▶ _RECORDS SHOWN_:
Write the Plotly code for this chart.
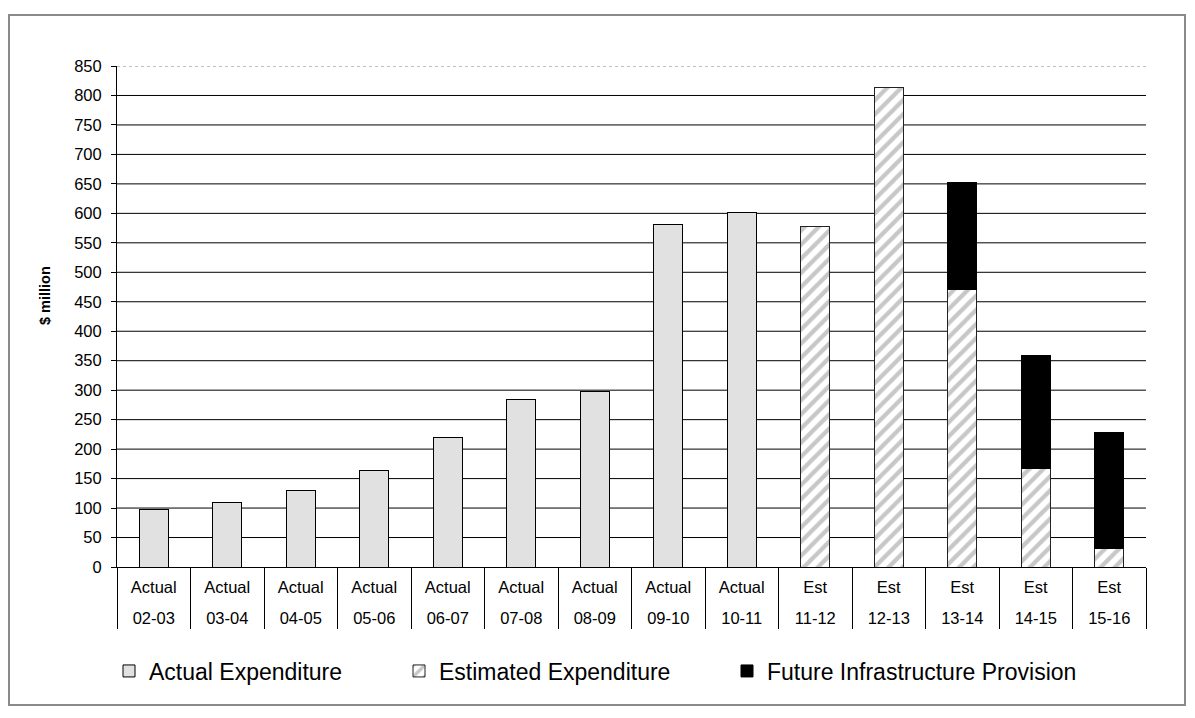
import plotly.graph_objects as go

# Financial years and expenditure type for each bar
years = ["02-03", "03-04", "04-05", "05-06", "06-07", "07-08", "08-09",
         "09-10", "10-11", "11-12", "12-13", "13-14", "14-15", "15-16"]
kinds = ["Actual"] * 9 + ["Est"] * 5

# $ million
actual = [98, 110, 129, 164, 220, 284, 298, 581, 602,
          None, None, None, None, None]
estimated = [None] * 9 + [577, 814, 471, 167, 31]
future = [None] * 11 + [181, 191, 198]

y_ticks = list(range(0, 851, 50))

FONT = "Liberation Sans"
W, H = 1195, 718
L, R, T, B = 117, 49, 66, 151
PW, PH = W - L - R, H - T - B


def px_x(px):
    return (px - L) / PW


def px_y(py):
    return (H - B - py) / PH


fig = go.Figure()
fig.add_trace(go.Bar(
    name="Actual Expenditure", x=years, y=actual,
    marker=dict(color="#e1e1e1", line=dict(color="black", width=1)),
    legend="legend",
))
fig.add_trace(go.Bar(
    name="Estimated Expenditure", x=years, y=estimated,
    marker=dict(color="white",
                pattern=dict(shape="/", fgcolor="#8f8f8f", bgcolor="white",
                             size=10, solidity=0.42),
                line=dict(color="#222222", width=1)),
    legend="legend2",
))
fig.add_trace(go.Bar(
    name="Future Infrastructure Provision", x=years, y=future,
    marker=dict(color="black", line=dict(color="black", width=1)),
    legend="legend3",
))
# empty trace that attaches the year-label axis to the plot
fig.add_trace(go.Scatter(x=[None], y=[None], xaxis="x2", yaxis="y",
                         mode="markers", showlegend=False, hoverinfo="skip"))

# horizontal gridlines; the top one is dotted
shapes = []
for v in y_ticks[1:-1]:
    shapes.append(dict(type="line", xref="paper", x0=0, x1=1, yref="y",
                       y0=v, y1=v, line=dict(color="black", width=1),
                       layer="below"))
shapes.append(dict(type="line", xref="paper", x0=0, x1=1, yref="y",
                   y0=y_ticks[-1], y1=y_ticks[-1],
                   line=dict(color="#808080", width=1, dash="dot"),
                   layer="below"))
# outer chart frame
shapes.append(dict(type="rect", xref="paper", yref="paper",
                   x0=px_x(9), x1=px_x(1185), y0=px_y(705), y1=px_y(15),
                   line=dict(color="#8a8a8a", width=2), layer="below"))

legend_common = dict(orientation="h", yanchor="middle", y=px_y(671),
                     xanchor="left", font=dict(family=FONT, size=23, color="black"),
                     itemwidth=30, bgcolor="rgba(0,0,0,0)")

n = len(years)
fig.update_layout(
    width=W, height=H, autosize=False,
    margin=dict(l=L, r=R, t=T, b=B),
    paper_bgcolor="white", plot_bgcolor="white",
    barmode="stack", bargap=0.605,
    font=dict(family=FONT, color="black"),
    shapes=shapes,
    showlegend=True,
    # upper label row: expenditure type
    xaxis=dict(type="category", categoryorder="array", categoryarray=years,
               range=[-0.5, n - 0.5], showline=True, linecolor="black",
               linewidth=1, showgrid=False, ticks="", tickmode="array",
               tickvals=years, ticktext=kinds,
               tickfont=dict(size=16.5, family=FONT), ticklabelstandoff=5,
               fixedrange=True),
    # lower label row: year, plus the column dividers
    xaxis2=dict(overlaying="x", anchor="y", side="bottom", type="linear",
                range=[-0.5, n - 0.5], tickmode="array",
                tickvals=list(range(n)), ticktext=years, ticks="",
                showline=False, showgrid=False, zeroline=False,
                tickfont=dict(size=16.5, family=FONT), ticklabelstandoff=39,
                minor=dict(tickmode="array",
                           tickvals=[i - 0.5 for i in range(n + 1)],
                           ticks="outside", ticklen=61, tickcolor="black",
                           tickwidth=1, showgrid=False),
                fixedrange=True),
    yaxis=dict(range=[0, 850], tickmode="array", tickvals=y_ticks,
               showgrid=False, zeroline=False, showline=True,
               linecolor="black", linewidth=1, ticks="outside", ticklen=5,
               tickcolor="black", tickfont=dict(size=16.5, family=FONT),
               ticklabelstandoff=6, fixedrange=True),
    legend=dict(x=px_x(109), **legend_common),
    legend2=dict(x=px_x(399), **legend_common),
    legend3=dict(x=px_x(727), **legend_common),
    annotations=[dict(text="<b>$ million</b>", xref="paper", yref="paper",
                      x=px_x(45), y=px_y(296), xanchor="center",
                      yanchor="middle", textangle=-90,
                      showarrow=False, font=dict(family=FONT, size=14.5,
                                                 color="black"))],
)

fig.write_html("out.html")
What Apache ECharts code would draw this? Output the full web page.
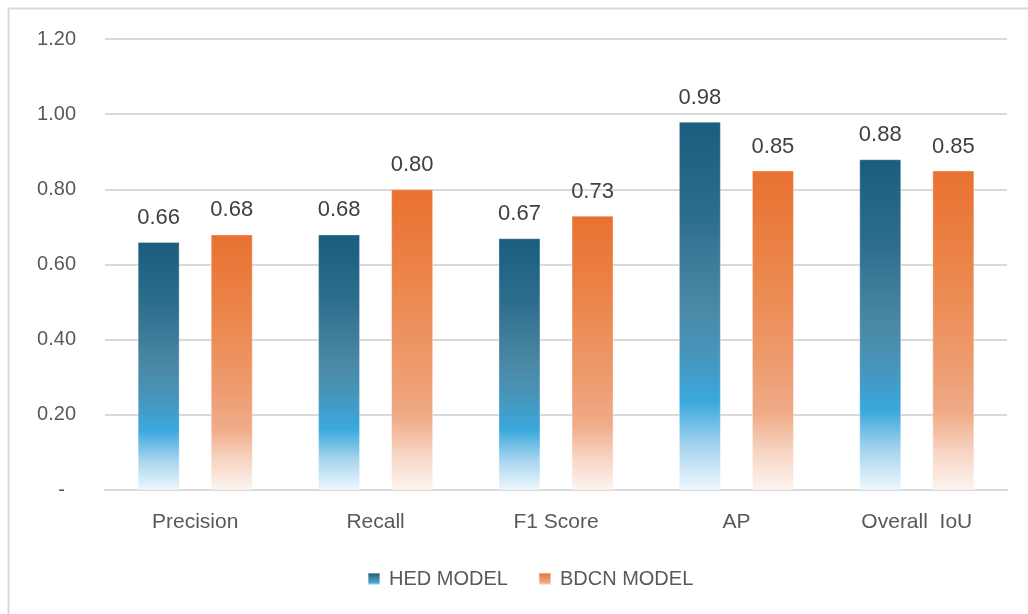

▶ _TASK STATEMENT_: Reproduce the material above exactly, first line through the line that contains "return (H - B - py) / PH", minus the pictures.

▶ _EXERCISE RESPONSE_:
Write the Plotly code for this chart.
import plotly.graph_objects as go

# Financial years and expenditure type for each bar
years = ["02-03", "03-04", "04-05", "05-06", "06-07", "07-08", "08-09",
         "09-10", "10-11", "11-12", "12-13", "13-14", "14-15", "15-16"]
kinds = ["Actual"] * 9 + ["Est"] * 5

# $ million
actual = [98, 110, 129, 164, 220, 284, 298, 581, 602,
          None, None, None, None, None]
estimated = [None] * 9 + [577, 814, 471, 167, 31]
future = [None] * 11 + [181, 191, 198]

y_ticks = list(range(0, 851, 50))

FONT = "Liberation Sans"
W, H = 1195, 718
L, R, T, B = 117, 49, 66, 151
PW, PH = W - L - R, H - T - B


def px_x(px):
    return (px - L) / PW


def px_y(py):
    return (H - B - py) / PH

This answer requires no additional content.